Danach fuhren wir weiter die Hudson Bay entlang – weitere Eisbären haben wir aber am Nachmittag nicht mehr zu Gesicht bekommen – nur unser Buddy, der war noch immer am selben Ort und schaute uns lange hinterher, als wir wieder an ihm vorbeifuhren.
Hudson Bay

Nanuk

Polar Bear at Nanuk
Polar Bear at Nanuk
Polar Bear at Nanuk Lodge

Welcome to the last frontier„, so begrüsste uns Mike Reimer als wir gestern nach einem einstündigem Flug vom Gillam auf der Nanuk Polar Bear Lodge ankamen.

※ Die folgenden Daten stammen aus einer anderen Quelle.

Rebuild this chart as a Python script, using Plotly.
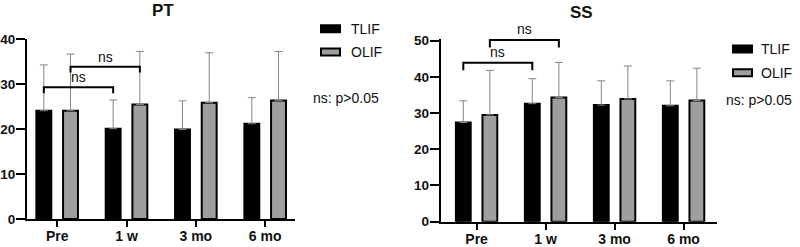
import plotly.graph_objects as go

# ---------------- data ----------------
categories = ["Pre", "1 w", "3 mo", "6 mo"]
groups = ["TLIF", "OLIF"]

pt_tlif_mean = [24.1, 20.1, 19.9, 21.2]
pt_tlif_sd = [10.2, 6.4, 6.4, 5.8]
pt_olif_mean = [24.1, 25.5, 25.9, 26.4]
pt_olif_sd = [12.6, 11.8, 11.1, 10.9]

ss_tlif_mean = [27.4, 32.6, 32.2, 32.0]
ss_tlif_sd = [6.0, 6.9, 6.7, 6.9]
ss_olif_mean = [29.5, 34.3, 33.9, 33.5]
ss_olif_sd = [12.3, 9.7, 9.1, 8.9]

pt_ticks = [0, 10, 20, 30, 40]
ss_ticks = [0, 10, 20, 30, 40, 50]

# comparisons: (group, from category, to category, bracket height, label)
pt_comparisons = [("TLIF", "Pre", "1 w", 29.3, "ns"), ("OLIF", "Pre", "1 w", 33.9, "ns")]
ss_comparisons = [("TLIF", "Pre", "1 w", 43.9, "ns"), ("OLIF", "Pre", "1 w", 50.2, "ns")]
note_text = "ns: p>0.05"

# ---------------- style ----------------
W, H = 800, 247
FONT = "Liberation Sans, Arial, sans-serif"
colors = {"TLIF": "#000000", "OLIF": "#9e9e9e"}
bar_w = 0.215
offsets = {"TLIF": -0.30, "OLIF": 0.085}
centers = {g: offsets[g] + bar_w / 2 for g in groups}
pt_range = [0, 40]
ss_range = [0, 50.6]

fig = go.Figure()

panels = [
    dict(name="PT", xa="x", ya="y", rng=pt_range,
         means={"TLIF": pt_tlif_mean, "OLIF": pt_olif_mean},
         sds={"TLIF": pt_tlif_sd, "OLIF": pt_olif_sd}, comps=pt_comparisons),
    dict(name="SS", xa="x2", ya="y2", rng=ss_range,
         means={"TLIF": ss_tlif_mean, "OLIF": ss_olif_mean},
         sds={"TLIF": ss_tlif_sd, "OLIF": ss_olif_sd}, comps=ss_comparisons),
]

for p in panels:
    for g in groups:
        fig.add_trace(go.Bar(
            x=categories, y=p["means"][g], name=g, showlegend=False,
            xaxis=p["xa"], yaxis=p["ya"],
            offset=offsets[g], width=bar_w,
            marker=dict(color=colors[g], line=dict(color="#000000", width=2)),
            error_y=dict(type="data", symmetric=False, array=p["sds"][g],
                         arrayminus=[0] * len(categories),
                         color="#858585", thickness=1, width=4),
        ))
    # significance brackets
    for g, c1, c2, h, lab in p["comps"]:
        i1 = categories.index(c1) + centers[g]
        i2 = categories.index(c2) + centers[g]
        leg = 1.3 if p["name"] == "PT" else 2.1
        fig.add_shape(type="path", xref=p["xa"], yref=p["ya"],
                      path=f"M {i1},{h - leg} L {i1},{h} L {i2},{h} L {i2},{h - leg}",
                      line=dict(color="#000000", width=2))
        dy = 2.2 if p["name"] == "PT" else 2.9
        y_dom = (h + dy - p["rng"][0]) / (p["rng"][1] - p["rng"][0])
        fig.add_annotation(x=(i1 + i2) / 2, y=y_dom, xref=p["xa"], yref=p["ya"] + " domain",
                           text=lab, showarrow=False, yanchor="middle",
                           font=dict(family=FONT, size=14, color="#111111"))

axis_common = dict(showline=True, linecolor="#000000", linewidth=2,
                   ticks="outside", tickcolor="#000000", tickwidth=2,
                   showgrid=False, zeroline=False, automargin=False)
xfont = dict(family=FONT, size=14, color="#111111", weight="bold")
yfont = dict(family=FONT, size=13.5, color="#111111", weight="bold")

fig.update_layout(
    width=W, height=H, margin=dict(l=0, r=0, t=0, b=0, autoexpand=False),
    paper_bgcolor="white", plot_bgcolor="white",
    barmode="overlay", showlegend=False,
    xaxis=dict(domain=[27 / W, 295 / W], type="category", range=[-0.435, 3.43],
               anchor="y", ticklen=6, ticklabelstandoff=-3, tickfont=xfont, **axis_common),
    yaxis=dict(domain=[1 - 219 / H, 1 - 39.3 / H], range=pt_range, tickvals=pt_ticks,
               anchor="x", ticklen=9, ticklabelstandoff=-2, tickfont=yfont, **axis_common),
    xaxis2=dict(domain=[440.7 / W, 716.7 / W], type="category", range=[-0.52, 3.48],
                anchor="y2", ticklen=6, ticklabelstandoff=-3, tickfont=xfont, **axis_common),
    yaxis2=dict(domain=[1 - 221.7 / H, 1 - 38.5 / H], range=ss_range, tickvals=ss_ticks,
                anchor="x2", ticklen=9, ticklabelstandoff=-2, tickfont=yfont, **axis_common),
)

# titles
fig.add_annotation(x=162.5 / W, y=1 - 10 / H, xref="paper", yref="paper", text="<b>PT</b>",
                   showarrow=False, xanchor="center", yanchor="middle",
                   font=dict(family=FONT, size=17, color="#111111"))
fig.add_annotation(x=581.7 / W, y=1 - 12.5 / H, xref="paper", yref="paper", text="<b>SS</b>",
                   showarrow=False, xanchor="center", yanchor="middle",
                   font=dict(family=FONT, size=17, color="#111111"))

# manual legends
legend_specs = [
    dict(x0=321, y_items=[28.7, 52.0], text_x=349, note_x=311, note_y=98),
    dict(x0=733, y_items=[49.0, 72.7], text_x=759, note_x=724, note_y=100),
]
for spec in legend_specs:
    for g, yc in zip(groups, spec["y_items"]):
        fig.add_shape(type="rect", xref="paper", yref="paper",
                      x0=spec["x0"] / W, x1=(spec["x0"] + 19) / W,
                      y0=1 - (yc + 3.5) / H, y1=1 - (yc - 3.5) / H,
                      fillcolor=colors[g], line=dict(color="#000000", width=2))
        fig.add_annotation(x=spec["text_x"] / W, y=1 - yc / H, xref="paper", yref="paper",
                           text=g, showarrow=False, xanchor="left", yanchor="middle",
                           font=dict(family=FONT, size=14, color="#111111"))
    fig.add_annotation(x=spec["note_x"] / W, y=1 - spec["note_y"] / H, xref="paper", yref="paper",
                       text=note_text, showarrow=False, xanchor="left", yanchor="middle",
                       font=dict(family=FONT, size=14, color="#111111"))

fig.write_html(
    "out.html",
    config={"displayModeBar": False},
    post_script="document.body.style.margin='0';document.body.style.overflow='hidden';",
)
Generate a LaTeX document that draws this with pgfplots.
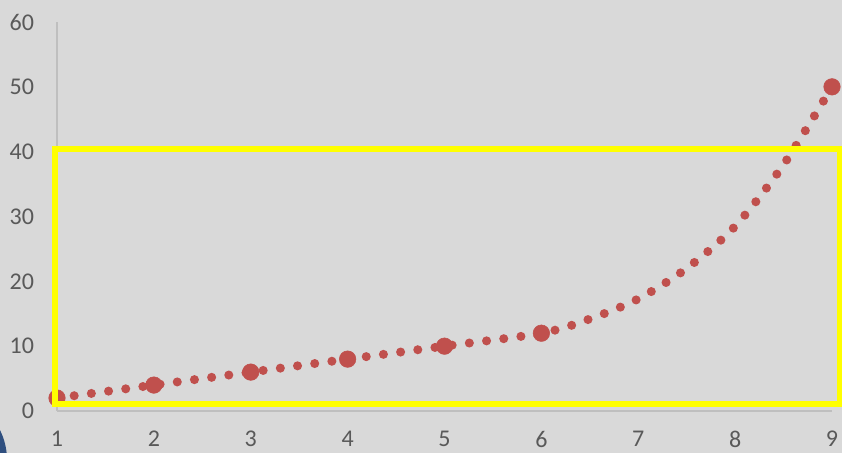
\documentclass[border=0pt]{standalone}
\usepackage{fontspec}
\setmainfont{Carlito}
\usepackage{pgfplots}
\pgfplotsset{compat=1.18}
\definecolor{bg}{HTML}{D9D9D9}
\definecolor{ser}{HTML}{C0504D}
\definecolor{lbl}{HTML}{595959}
\definecolor{axl}{HTML}{BFBFBF}
\definecolor{hl}{HTML}{FFFF00}
\definecolor{blob}{HTML}{2F4F7F}

\begin{document}
\begin{tikzpicture}
% 1px = 0.75pt, picture 842x453 px
\useasboundingbox (0,0) rectangle (631.5pt,339.75pt);
\fill[bg] (0,0) rectangle (631.5pt,339.75pt);
\begin{scope}
  \clip (0,0) rectangle (631.5pt,339.75pt);
  \fill[blob] (-45pt,-5.25pt) circle[radius=50.25pt];
\end{scope}

\begin{axis}[
    at={(42.75pt,31.5pt)}, anchor=south west,
    scale only axis, width=581.25pt, height=291.75pt,
    xmin=1, xmax=9, ymin=0, ymax=60,
    xtick={1,...,9}, ytick={0,10,...,60},
    axis lines=left, axis line style={-, axl, line width=1pt},
    major tick length=0pt,
    clip=false,
    tick label style={font=\fontsize{18}{20}\selectfont, text=lbl},
    /pgf/number format/assume math mode=true,
    yticklabel style={anchor=east, inner sep=0pt, xshift=-17pt},
    xticklabel style={anchor=north, inner sep=0pt, yshift=-15pt},
]
% smoothed trend
\addplot[ser, smooth, line width=6.8pt, line cap=round,
         dash pattern=on 0pt off 13pt] coordinates {
  (1,2) (2,4) (3,6) (4,8) (5,10) (6,12) (6.5,14.2) (7,17.3)
  (7.5,22) (8,28.5) (8.5,38) (9,50)
};
% data points
\addplot[only marks, mark=*, mark size=6.2pt, ser] coordinates {
  (1,2) (2,4) (3,6) (4,8) (5,10) (6,12) (9,50)
};
\end{axis}

\draw[hl, line width=4.5pt] (41.25pt,36.75pt) rectangle (630pt,228pt);
\end{tikzpicture}
\end{document}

Mitten im Wapusk National Park, im nördlichen Manitoba, Kanada.
Um uns herum nichts als Wildnis und jede Menge Eisbären. Den ersten haben wir bereits eine halbe Stunde nach unserer Ankunft gesichtet.
Heute geht es gleich nach dem Frühstück auf Expedition, den Eisbären auf der Spur. Die Nanuk Polar Bear Lodge ist die einzige Lodge, die es ermöglicht, Eisbären in ihrer natürlichen Umgebung zu beobachten.